Database Framework and Support
EnviroDB is implemented using SQL Server2008 [18] for reasons of performance, stability, interoperability and the ability to plug directly into the tooling and resources of a proven enterprise class commercial framework. The use of a commercially supported database has been mirrored worldwide as adoption of SQL Server database software in particular climbed 16.5 percent in 2008 to $3.1 billion dollars [19]. With the release of SQL Server 2008, and Microsoft becoming a principal member of the OGC, geospatial data standards are now natively supported by the database. Data types such as geometry [20] and geography [21] are implemented providing rich functionality for parsing and manipulating spatial data, and serve as core drivers for storing and extracting spatial observations. It is similarly worth mentioning that hierarchical support is also native to SQL Server 2008 in the form of HierarchyID. As its name implies, it is designed to store parent-child relationships between records in a single table adding hierarchical functionality into the relational model. These newly supported SQLCLR Data Types are key components in storing and extracting spatial observation information used in environmental sensing.
Entity Data Model
Visual Studio 2010 [22] enhances the ability to connect programmatically to the database using Object-Relational Mapping (ORM). ORM is a programming technique for converting data between incompatible type systems in relational databases and object-oriented programming languages. This creates in effect a "virtual object database" that can be used from within the programming language. The ADO.NET Entity Framework is Microsoft’s instantiation of this, and as of Visual Studio 2008 allows a programmatic connection to the database schema using an Entity Data Model (EDM) or Entity-Relationship data model. Entities are instances of Entity Types (e.g., Customer, Employee), which are richly structured records with a key. An entity key is formed from a subset of properties of the Entity Type. The key (e.g., CustId, EmpId) is a fundamental concept to uniquely identify and update entity instances and to allow entity instances to participate in relationships. Entities are grouped in Entity Sets (i.e., Customers is a set of Customer instances). Relationships are instances of Relationship Types which are associations among two or more entity types (e.g., Employee Works for Department). Relationships are grouped in Relationship Sets. EnviroDB makes extensive use of the Entity Framework in order to facilitate straightforward database access for developers using any .NET language without having to understand the complexities of EnviroDB’s data schema.

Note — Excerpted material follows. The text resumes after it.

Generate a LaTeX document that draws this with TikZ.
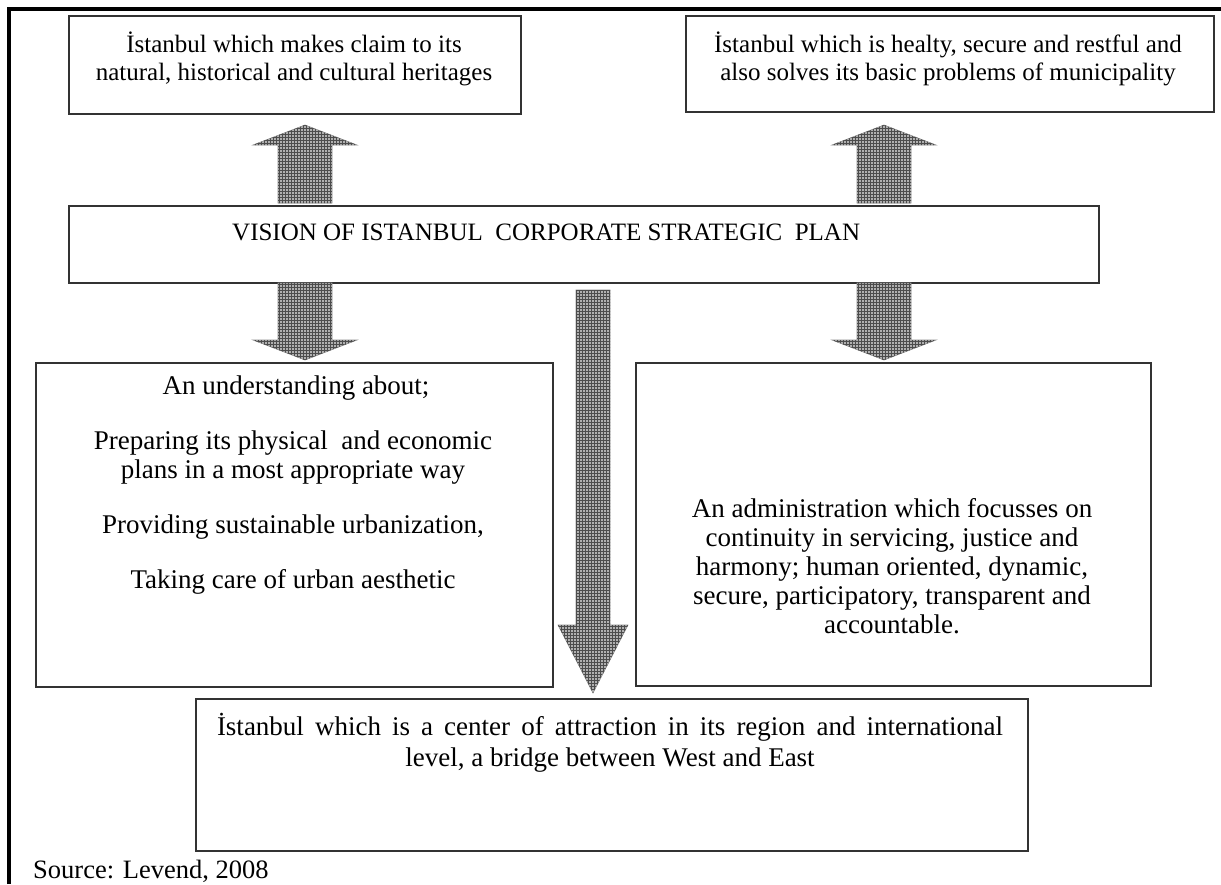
\documentclass[tikz,border=0pt]{standalone}
\usepackage{fontspec}
\setmainfont{Liberation Serif}
\usetikzlibrary{patterns}
\begin{document}
\begin{tikzpicture}[x=1pt,y=-1pt,
  box/.style={draw=black!80, line width=1.6pt, inner sep=0pt, anchor=north west},
  txt/.style={font=\fontsize{25}{28}\selectfont, inner sep=0pt, anchor=base},
  bigtxt/.style={txt, font=\fontsize{27}{30}\selectfont},
  blockarrow/.style={fill=gray!62, postaction={pattern=grid, pattern color=black!70}, draw=black!45, line width=0.6pt}]
\useasboundingbox (0,0) rectangle (1221,884);
\fill[white] (0,0) rectangle (1221,884);
\draw[line width=3.2pt] (9,884) |- (1221,9);
% boxes
\node[box, minimum width=452pt, minimum height=98pt] (b1) at (68,15) {};
\node[box, minimum width=528pt, minimum height=96pt] (b2) at (685,15) {};
\node[box, minimum width=1030pt, minimum height=77pt] (vc) at (68,205) {};
\node[box, minimum width=517pt, minimum height=324pt] (bl) at (35,362) {};
\node[box, minimum width=515pt, minimum height=323pt] (br) at (635,362) {};
\node[box, minimum width=832pt, minimum height=152pt] (bb) at (195,698) {};
% arrows
\path[blockarrow] (278,203)--(278,145)--(253,145)--(305,125)--(357,145)--(332,145)--(332,203)--cycle;
\path[blockarrow] (857,203)--(857,145)--(832,145)--(884,125)--(936,145)--(911,145)--(911,203)--cycle;
\path[blockarrow] (278,283)--(278,340)--(253,340)--(305,360)--(357,340)--(332,340)--(332,283)--cycle;
\path[blockarrow] (857,283)--(857,340)--(832,340)--(884,360)--(936,340)--(911,340)--(911,283)--cycle;
\path[blockarrow] (576,290)--(576,625)--(558,625)--(593,693)--(628,625)--(610,625)--(610,290)--cycle;
% texts
\node[txt] (t1a) at (294,52) {İstanbul which makes claim to its};
\node[txt] (t1b) at (294,80) {natural, historical and cultural heritages};
\node[txt] (t2a) at (948,52) {İstanbul which is healty, secure and restful and};
\node[txt] (t2b) at (948,80) {also solves its basic problems of municipality};
\node[txt, anchor=base west] (tv) at (232,240) {VISION OF ISTANBUL\ \ CORPORATE STRATEGIC\ \ PLAN};
\node[bigtxt] (tl1) at (296,394) {An understanding about;};
\node[bigtxt] (tl2) at (293,449) {Preparing its physical\ \ and economic};
\node[bigtxt] (tl3) at (293,478) {plans in a most appropriate way};
\node[bigtxt] (tl4) at (293,533) {Providing sustainable urbanization,};
\node[bigtxt] (tl5) at (293,588) {Taking care of urban aesthetic};
\node[bigtxt] (tr1) at (892,517) {An administration which focusses on};
\node[bigtxt] (tr2) at (892,546) {continuity in servicing, justice and};
\node[bigtxt] (tr3) at (892,575) {harmony; human oriented, dynamic,};
\node[bigtxt] (tr4) at (892,604) {secure, participatory, transparent and};
\node[bigtxt] (tr5) at (892,633) {accountable.};
\node[bigtxt] (tb1) at (610,735) {\makebox[786pt][s]{İstanbul which is a center of attraction in its region and international}};
\node[bigtxt] (tb2) at (610,766) {level, a bridge between West and East};
\node[txt, anchor=base west, font=\fontsize{26.5}{30}\selectfont] (src) at (33,878) {Source: Levend, 2008};
\end{tikzpicture}
\end{document}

The EDM works in conjunction with a new query language Entity SQL (eSQL), an SQL-like query language designed to enable set-oriented, declarative queries and updates in terms of entities and relationships. EDM can work with other query languages as well. The EDM and eSQL together represent a richer data model and query language and have been designed to enable applications such as CRM, ERP, data-intensive services such as Reporting Services, Business Intelligence, Replication, Synchronization, and data-intensive application developers to model and manipulate data at a level of structure and semantics that is closer to their needs.
Stored Procedures
Stored procedures are mechanisms that simplify the database development process by grouping Transact-SQL statements into manageable blocks. Key benefits in using stored procedures are precompiled execution, reduced client/server traffic, efficient reuse of code and programming abstraction, and enhanced security controls. Business layer code can be reduced by encapsulating logic into stored procedures and improving the performance of execution. Additionally client overhead, SQL traffic, can be reduced by calling pre-compiled and cached stored procedures. Stored procedures that are created with generality in compliance to the EnviroDB model can also be portable, adding extended functionality to the EnviroDB user community. It has been our observation that due to relative complexity of the EnviroDB model, it would be beneficial to have stored procedures that support a smart search feature (or Metadata Search) of the SCO CRONOS dataset. For example, querying “Feature of Interest” with its children and corresponding attributes.
Functions
Similar to stored procedures, functions are used to improve the performance of the database but are additionally expected to return a scalar or table value. Functions can only be called from within another SQL statement and have no pre-planned caches. EnviroDB employs the user-defined functions as described below:
Get Data From Trajectory (Table valued)
Extract all observations, including spatial information, for a particular series, such as the values tagged for a hurricane for example.
Get Raster Metadata (Table valued)
Extract and parse metadata for a specified file containing raster data.
Import Raster (Table valued)
Import raster data from a specified file as table output
Get Parent FeatureID (Scalar valued)
Return the parent feature ID for a Feature ID using the functionality methods of system data type HierarchyID.
In general functions are more suitable for row centric operations when it comes to overall SQL Server performance.